Graham Smith, running in District 9, has two children attending a Charleston County elementary school. He says this election will put parents at the forefront.

“I think the only way to turn the page on the last two years is to give power back to the parents. They have to be able to choose what’s right for their children,” Smith said. “As a parent, I know what’s best for my boys. I trust in my ability to make the right decision for them just as I trust in the abilities of someone who makes a different decision for their children.”

Eric Thome, running in District 6, has built a career working with businesses and startups as a consultant. Recently he’s served as part of the district’s reform group Charleston Shared Future. He says the board can function a lot better.

“My number one goal is to make the board work more like a true governance board, to help set a vision for the district. To help select the next superintendent, which I think is supremely important,” Thome said. “Work with that superintendent and their leadership to set goals, empower them, give them the resources to achieve those goals and hold them accountable.”

While the legislative changes ensure that every region of Charleston County has representation, it’s also likely to confuse voters.
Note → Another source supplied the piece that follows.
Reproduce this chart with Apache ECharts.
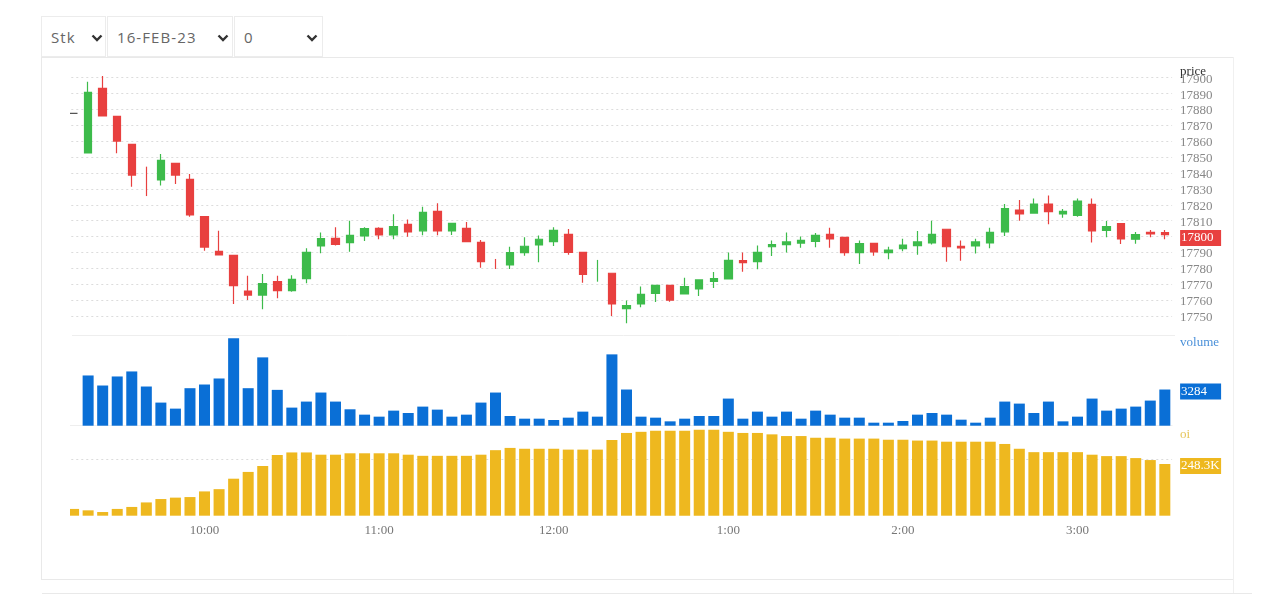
<!DOCTYPE html>
<html lang="en">

<head>
    <meta charset="UTF-8" />
    <title>Stk 16-FEB-23</title>
    <style>
        html, body { margin: 0; padding: 0; width: 1280px; height: 605px; background: #fff; overflow: hidden; }
        select {
            position: absolute; top: 16px; height: 41px; box-sizing: border-box;
            appearance: none; -webkit-appearance: none;
            background: #fff url("data:image/svg+xml,%3Csvg xmlns='http://www.w3.org/2000/svg' width='12' height='8'%3E%3Cpath d='M1.5 1.5 L6 6 L10.5 1.5' fill='none' stroke='%23333' stroke-width='2.4'/%3E%3C/svg%3E") no-repeat;
            border: 1px solid #ececec; border-radius: 0;
            font-family: "Open Sans", sans-serif; font-size: 15px; letter-spacing: 1.1px; color: #666;
            padding-left: 9px; outline: none;
        }
        .rule { position: absolute; background: #e9e9e9; }
        #chart { position: absolute; left: 0; top: 0; width: 1280px; height: 605px; }
    </style>
</head>

<body>
    <select style="left: 41px; width: 65px; background-position: 49px 17px;"><option>Stk</option></select>
    <select style="left: 107px; width: 126px; background-position: 109px 17px;"><option>16-FEB-23</option></select>
    <select style="left: 234px; width: 89px; background-position: 71px 17px;"><option>0</option></select>
    <div class="rule" style="left: 41px; top: 57px; width: 1192px; height: 1px;"></div>
    <div class="rule" style="left: 41px; top: 57px; width: 1px; height: 522px;"></div>
    <div class="rule" style="left: 41px; top: 579px; width: 1192px; height: 1px;"></div>
    <div class="rule" style="left: 1233px; top: 57px; width: 1px; height: 536px; background: #f0f0f0;"></div>
    <div class="rule" style="left: 42px; top: 593px; width: 1210px; height: 1px;"></div>
    <div id="chart"></div>

    <script src="https://cdn.jsdelivr.net/npm/echarts@6/dist/echarts.min.js"></script>
    <script type="text/javascript">
        var times = ['9:15', '9:20', '9:25', '9:30', '9:35', '9:40', '9:45', '9:50', '9:55',
            '10:00', '10:05', '10:10', '10:15', '10:20', '10:25', '10:30', '10:35', '10:40', '10:45', '10:50', '10:55',
            '11:00', '11:05', '11:10', '11:15', '11:20', '11:25', '11:30', '11:35', '11:40', '11:45', '11:50', '11:55',
            '12:00', '12:05', '12:10', '12:15', '12:20', '12:25', '12:30', '12:35', '12:40', '12:45', '12:50', '12:55',
            '1:00', '1:05', '1:10', '1:15', '1:20', '1:25', '1:30', '1:35', '1:40', '1:45', '1:50', '1:55',
            '2:00', '2:05', '2:10', '2:15', '2:20', '2:25', '2:30', '2:35', '2:40', '2:45', '2:50', '2:55',
            '3:00', '3:05', '3:10', '3:15', '3:20', '3:25', '3:30'];
        var hourLabels = ['10:00', '11:00', '12:00', '1:00', '2:00', '3:00'];

        var opens = [17877.5, 17852.6, 17893.3, 17875.7, 17858, 17842, 17835.6, 17846.1, 17836, 17812.5,
            17790.7, 17788.2, 17765.7, 17763.2, 17771.6, 17766, 17773.5, 17794.1, 17798.9, 17796.2,
            17800.4, 17805.2, 17801, 17807.7, 17803.6, 17815.9, 17803.5, 17805.2, 17796.4, 17783,
            17782.1, 17789.9, 17794.7, 17796.8, 17801.4, 17790.1, 17778, 17776.9, 17754.6, 17757.6,
            17764.3, 17769.3, 17763.9, 17767, 17771.8, 17773.3, 17784.8, 17784.2, 17793.6, 17794.9,
            17795.9, 17797, 17801.4, 17799.5, 17789.9, 17795.7, 17789.9, 17792.4, 17794.3, 17796,
            17804.6, 17793.8, 17794.1, 17796, 17803, 17816.7, 17814.8, 17820.5, 17814.2, 17813.4,
            17820.3, 17803.9, 17808.1, 17798.3, 17802.7, 17802.5];
        var closes = [17877.5, 17890.8, 17875.9, 17860.1, 17838.7, 17841.8, 17848, 17838.7, 17813.6, 17793.4,
            17788.4, 17769.1, 17763.2, 17770.4, 17766, 17773, 17790.1, 17798.7, 17795.1, 17800.8,
            17805, 17801, 17806.2, 17802.9, 17815.2, 17803.5, 17808.3, 17796.8, 17784.2, 17782.8,
            17789.9, 17793.9, 17798.3, 17803.9, 17790.1, 17776.2, 17778.2, 17757.6, 17756.5, 17763.6,
            17769.3, 17760, 17768.5, 17772.7, 17773.5, 17785, 17783.6, 17790.1, 17794.9, 17796.6,
            17797.6, 17800.8, 17798.5, 17789.9, 17795.5, 17790.3, 17791.5, 17794.7, 17796.6, 17801.4,
            17793.6, 17792.8, 17796.6, 17802.7, 17817.6, 17814.2, 17820.5, 17815.7, 17815.9, 17822.4,
            17803.5, 17806.2, 17798.5, 17801.2, 17801.6, 17801.2];
        var lows = [17877.5, 17852.6, 17875.9, 17852.4, 17831.4, 17825.5, 17832.2, 17833.1, 17812.5, 17791.1,
            17788.4, 17757.6, 17760, 17754.2, 17761.1, 17765.3, 17770.6, 17789.5, 17794.3, 17790.5,
            17797.2, 17798.3, 17798.3, 17799.9, 17800.8, 17800.8, 17801, 17796.8, 17780.4, 17779.6,
            17779.6, 17788, 17783.8, 17794.1, 17788.6, 17771, 17771.6, 17750, 17745.4, 17755.5,
            17758.8, 17759, 17763.9, 17762.6, 17767.6, 17773.3, 17777.9, 17779.4, 17787.8, 17789.9,
            17793, 17793.2, 17793, 17788, 17782.7, 17788, 17785.7, 17790.7, 17788.6, 17795,
            17784.2, 17784.8, 17789.3, 17792.6, 17800.4, 17810, 17814.8, 17807.8, 17811.9, 17812.5,
            17796.2, 17799.5, 17795.3, 17795.5, 17799.5, 17798.3];
        var highs = [17877.5, 17897.5, 17901, 17875.7, 17858, 17844, 17852, 17846.1, 17839.4, 17812.5,
            17803.7, 17788.2, 17775.4, 17776.4, 17775.4, 17775.6, 17792.6, 17802.5, 17805.8, 17810,
            17805.8, 17805.8, 17814, 17810.8, 17818.8, 17820.9, 17808.3, 17809.2, 17797.8, 17785.9,
            17793.6, 17799.5, 17800.6, 17805.8, 17804.8, 17790.1, 17785.3, 17776.9, 17759.7, 17768.5,
            17769.3, 17769.3, 17774.1, 17772.7, 17777.7, 17789.9, 17789.9, 17794.3, 17797.6, 17802.5,
            17800.1, 17802.2, 17805.6, 17799.5, 17797.6, 17795.7, 17793.6, 17798.7, 17803.5, 17810,
            17804.6, 17797.6, 17798.7, 17805.6, 17820.5, 17823, 17824, 17825.9, 17817.3, 17824,
            17824, 17809.8, 17808.1, 17802.9, 17804.1, 17804.1];
        // these three were drawn with a hairline body in the original
        var thinBars = [5, 29, 36];

        var volumes = [0, 4560, 3648, 4469, 4925, 3557, 2098, 1550, 3405, 3739, 4286, 7934, 3405, 6202, 3253, 1642,
            2189, 3010, 2189, 1490, 1003, 821, 1368, 1155, 1733, 1459, 821, 1003, 2098, 3010, 882, 638,
            638, 517, 730, 1277, 821, 6475, 3284, 821, 730, 395, 638, 882, 882, 2462, 638, 1277, 821,
            1277, 638, 1368, 1003, 730, 730, 274, 274, 426, 1003, 1155, 1003, 547, 274, 730, 2189, 2006,
            1155, 2189, 395, 821, 2462, 1368, 1550, 1733, 2280, 3284];
        var openInterest = [232400, 231900, 231300, 232400, 233100, 234700, 235900, 236400, 236600, 238600,
            239400, 243100, 245500, 247600, 251500, 252400, 252400, 251600, 251600, 252100,
            252100, 252100, 252100, 251600, 251200, 251200, 251200, 251200, 251600, 253200,
            254000, 253700, 253700, 253700, 253400, 253400, 253400, 256800, 259300, 259700,
            260100, 260100, 260100, 260400, 260400, 259700, 259300, 259300, 258800, 258200,
            258200, 257600, 257600, 257300, 257300, 257300, 256900, 256900, 256600, 256600,
            256200, 256200, 256200, 256200, 255400, 253700, 252500, 252500, 252500, 252500,
            251600, 251100, 251100, 250400, 249700, 248300];
        var lastPriceTick = 17800;
        var lastVolume = 3284;
        var lastOi = 248300;
        var oiTick = 250000;

        var green = '#3dbb4b', red = '#e8403f', blue = '#0a6fd6', gold = '#eeb81f';
        var serif = '"Liberation Serif", serif';
        var gridLeft = 66.3, gridWidth = 1105.8;

        function candle(i) {
            return [opens[i], closes[i], lows[i], highs[i]];
        }
        var mainCandles = times.map(function (t, i) {
            return thinBars.indexOf(i) >= 0 ? '-' : candle(i);
        });
        var thinCandles = times.map(function (t, i) {
            return thinBars.indexOf(i) >= 0 ? candle(i) : '-';
        });
        var candleStyle = { color: green, color0: red, borderColor: green, borderColor0: red, borderColorDoji: '#555', borderWidth: 1.2 };

        function flagLabel(bg) {
            return { backgroundColor: bg, color: '#fff', width: 40, height: 16, lineHeight: 16, fontFamily: serif, fontSize: 13, padding: [0, 0, 0, 1] };
        }
        function timeAxis(index, showLabel, lineColor) {
            return {
                type: 'category', gridIndex: index, data: times, boundaryGap: true,
                axisTick: { show: false },
                axisLine: { show: !!lineColor, lineStyle: { color: lineColor || '#eee' } },
                splitLine: { show: false },
                axisLabel: {
                    show: showLabel, color: '#777', fontFamily: serif, fontSize: 13, margin: 8,
                    interval: function (i, name) { return hourLabels.indexOf(name) >= 0; }
                }
            };
        }

        var myChart = echarts.init(document.getElementById('chart'), null, { renderer: 'canvas' });
        var option = {
            animation: false,
            backgroundColor: 'transparent',
            grid: [
                { left: gridLeft, width: gridWidth, top: 77.7, height: 238.3 },
                { left: gridLeft, width: gridWidth, top: 338.3, height: 87.4 },
                { left: gridLeft, width: gridWidth, top: 429.7, height: 86 }
            ],
            graphic: [{
                type: 'line', silent: true, z: 0,
                shape: { x1: 72, y1: 335.5, x2: 1175, y2: 335.5 },
                style: { stroke: '#eeeeee', lineWidth: 1 }
            }, {
                // the plot area starts at x=70 in the original, trim the first band
                type: 'rect', silent: true, z: 100,
                shape: { x: 60, y: 70, width: 10, height: 450 },
                style: { fill: '#fff' }
            }],
            xAxis: [timeAxis(0, false), timeAxis(1, false, '#eeeeee'), timeAxis(2, true)],
            yAxis: [
                {
                    type: 'value', gridIndex: 0, position: 'right', min: 17750, max: 17900, interval: 10, scale: true,
                    name: 'price', nameLocation: 'end', nameGap: 0, nameMoveOverlap: false,
                    nameTextStyle: { align: 'left', color: '#333', fontFamily: serif, fontSize: 13, padding: [0, 0, 0, 8] },
                    axisLine: { show: false }, axisTick: { show: false },
                    splitLine: { lineStyle: { color: '#dcdcdc', type: [2, 3] } },
                    axisLabel: {
                        color: '#888', fontFamily: serif, fontSize: 13, margin: 8, padding: [3, 0, 0, 0],
                        formatter: function (v) { return v === lastPriceTick ? '{last|' + v + '}' : '' + v; },
                        rich: { last: flagLabel(red) }
                    }
                },
                {
                    type: 'value', gridIndex: 1, position: 'right', min: 0, max: 7934,
                    name: 'volume', nameLocation: 'end', nameGap: -11, nameMoveOverlap: false,
                    nameTextStyle: { align: 'left', color: '#4a90d9', fontFamily: serif, fontSize: 13, padding: [0, 0, 0, 8] },
                    axisLine: { show: false }, axisTick: { show: false }, splitLine: { show: false },
                    axisLabel: {
                        customValues: [lastVolume], margin: 8, padding: [4, 0, 0, 0],
                        formatter: function (v) { return '{last|' + v + '}'; },
                        rich: { last: flagLabel(blue) }
                    }
                },
                {
                    type: 'value', gridIndex: 2, position: 'right', min: 230000, max: 260450,
                    name: 'oi', nameLocation: 'end', nameGap: -11, nameMoveOverlap: false,
                    nameTextStyle: { align: 'left', color: '#e6c65a', fontFamily: serif, fontSize: 13, padding: [0, 0, 0, 8] },
                    axisLine: { show: false },
                    axisTick: { show: false, customValues: [oiTick] },
                    splitLine: { lineStyle: { color: '#dcdcdc', type: [2, 3] } },
                    axisLabel: {
                        customValues: [oiTick, lastOi], margin: 8, color: '#666', fontFamily: serif, fontSize: 13, padding: [4, 0, 0, 0],
                        formatter: function (v) {
                            return v === lastOi ? '{last|' + (v / 1000).toFixed(1) + 'K}' : '{tick|' + (v / 1000) + 'K}';
                        },
                        rich: { last: flagLabel(gold), tick: { color: '#444', fontFamily: serif, fontSize: 13, padding: [0, 0, 3, 0] } }
                    }
                }
            ],
            series: [
                {
                    name: 'price', type: 'candlestick', xAxisIndex: 0, yAxisIndex: 0,
                    data: mainCandles, barWidth: 8, clip: false, itemStyle: candleStyle
                },
                {
                    name: 'price thin', type: 'candlestick', xAxisIndex: 0, yAxisIndex: 0,
                    data: thinCandles, barWidth: 1, clip: false, itemStyle: candleStyle
                },
                {
                    name: 'volume', type: 'bar', xAxisIndex: 1, yAxisIndex: 1,
                    data: volumes, barWidth: 11, itemStyle: { color: blue }
                },
                {
                    name: 'oi', type: 'bar', xAxisIndex: 2, yAxisIndex: 2,
                    data: openInterest, barWidth: 11, itemStyle: { color: gold }
                }
            ]
        };
        myChart.setOption(option);
    </script>
</body>

</html>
The school district is not planning on changing the district designations for schools to match county lines, so many of the schools will be in a different district than the district represented by the person they vote for.

For example, a Stall High School is in the fourth constituent district but will be represented by the candidate from County Council District 5. West Ashley High School is in the 10th constituent district but will now be represented by a candidate from County Council District 6.